Sure, Milton Friedman is an influential economist. But I'm frequently catching myself saying, “Friedman did THAT?” Perhaps I just need to join the club and read his biography.
Apparently Friedman is responsible for the Bank of Canada's (BoC) decision to adopt a flexible exchange rate in 1950. My surprise is that it took a genius (easy enough to say in 2006). Although, it only took him 30 minutes of radio time with Bank of Canada Deputy Governor Donald Gordon and W.A. Mackintosh, a professor of economics at Queen's University.

From the BoC:

During the debate, Friedman argued that Canada's direct controls on imports should be replaced by a flexible exchange regime because "that is the most effective way of . . . making [import] goods more expensive to Canadians and your export goods cheaper to other people." . . . and "is it not better to let every individual decide for himself what items he wants to curtail in [the] face of higher prices than to have a government official do it in some ...across-the-board, rough manner?" (Friedman, Gordon, and Mackintosh 1948, 6).

Less than 18 months after the radio debate, on 30 September 1950, Douglas Abbott, Canada's Minister of Finance, announced that "today the Government ... canceled the official rates of exchange. . . . Instead, rates of exchange will be determined by conditions of supply and demand for foreign currencies in Canada." Friedman could not have written it any better.

It wouldn't be surprising if he had a finger in Japan, too.
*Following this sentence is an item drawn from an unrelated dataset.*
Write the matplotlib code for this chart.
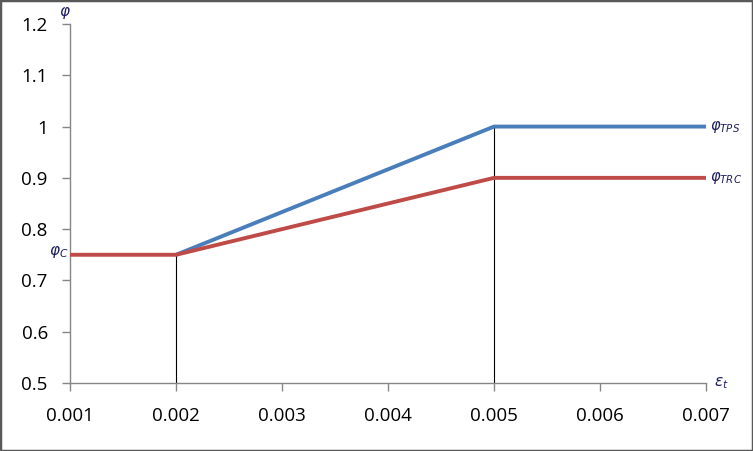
import matplotlib
matplotlib.use("Agg")
import matplotlib.pyplot as plt
from matplotlib.patches import Rectangle

strain_tps = [0.002, 0.005, 0.007]
phi_tps = [0.75, 1.0, 1.0]
strain_trc = [0.001, 0.002, 0.005, 0.007]
phi_trc = [0.75, 0.75, 0.9, 0.9]
guide_x = [0.002, 0.005]
guide_top = [0.75, 1.0]
xticks = [0.001, 0.002, 0.003, 0.004, 0.005, 0.006, 0.007]
yticks = [0.5, 0.6, 0.7, 0.8, 0.9, 1.0, 1.1, 1.2]
ytick_labels = ["0.5", "0.6", "0.7", "0.8", "0.9", "1", "1.1", "1.2"]

fig = plt.figure(figsize=(7.53, 4.51), dpi=100)
W, H = 753, 451
ax = fig.add_axes([70 / W, (H - 383) / H, (706 - 70) / W, (383 - 24) / H])

for x, t in zip(guide_x, guide_top):
    ax.plot([x, x], [0.5, t], color="black", lw=0.8, zorder=2)

ax.plot(strain_tps, phi_tps, color="#4A7EBB", lw=2.8, zorder=3, solid_capstyle="butt")
ax.plot(strain_trc, phi_trc, color="#BE4B48", lw=2.8, zorder=4, solid_capstyle="butt")

ax.set_xlim(0.001, 0.007)
ax.set_ylim(0.5, 1.2)
ax.set_xticks(xticks)
ax.set_xticklabels([f"{v:.3f}" for v in xticks])
ax.set_yticks(yticks)
ax.set_yticklabels(ytick_labels)
for s in ["top", "right"]:
    ax.spines[s].set_visible(False)
for s in ["left", "bottom"]:
    ax.spines[s].set_color("#868686")
    ax.spines[s].set_linewidth(1.0)
ax.tick_params(axis="both", direction="out", length=6, width=1.0, color="#868686",
               labelsize=13.5, labelcolor="black")
ax.tick_params(axis="y", pad=10)
ax.tick_params(axis="x", pad=11)
for lab in ax.get_xticklabels() + ax.get_yticklabels():
    lab.set_family("Open Sans")

lab_color = "#1F1F5F"
ax.annotate(r"$\varphi$", xy=(0.001, 1.2), xytext=(-4, 8), textcoords="offset points",
            ha="center", va="center", fontsize=11, color=lab_color)
ax.annotate(r"$\varepsilon_t$", xy=(0.007, 0.5), xytext=(11, 0), textcoords="offset points",
            ha="center", va="center", fontsize=11, color=lab_color)
ax.annotate(r"$\varphi_C$", xy=(0.001, 0.75), xytext=(-1, 2), textcoords="offset points",
            ha="right", va="center", fontsize=11, color=lab_color)
ax.annotate(r"$\varphi_{TPS}$", xy=(0.007, 1.0), xytext=(3, 0), textcoords="offset points",
            ha="left", va="center", fontsize=10.5, color=lab_color)
ax.annotate(r"$\varphi_{TRC}$", xy=(0.007, 0.9), xytext=(3, 0), textcoords="offset points",
            ha="left", va="center", fontsize=10.5, color=lab_color)

fig.patches.append(Rectangle((0, 0), 1, 1, transform=fig.transFigure, fill=False,
                             edgecolor="#595959", linewidth=2.5))

fig.savefig("out.png", dpi=100)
The next time he would speak to an official of the BoC would be in November 2000. He was the keynote speaker on a conference about exchange rates. When asked for his opinion on Japan's economic situation, he had this to say:

They can buy long-term government securities, and they can keep buying them and
providing high-powered money until the high-powered money starts getting the economy in an expansion. What Japan needs is a more expansive domestic monetary
policy.

Of course in March 2001 the Bank of Japan began with quantitative easing. The BoJ purchased “trillions of yen of financial securities, including about $120 billion per year of Japanese government bonds in an operation known as “Rinban.””
Perhaps the BoJ had quantitative easing in the cards before Friedman proposed it. After all, Japan lacked alternatives.
Either way, surely no other economist's words have such global influence when it comes to central banking.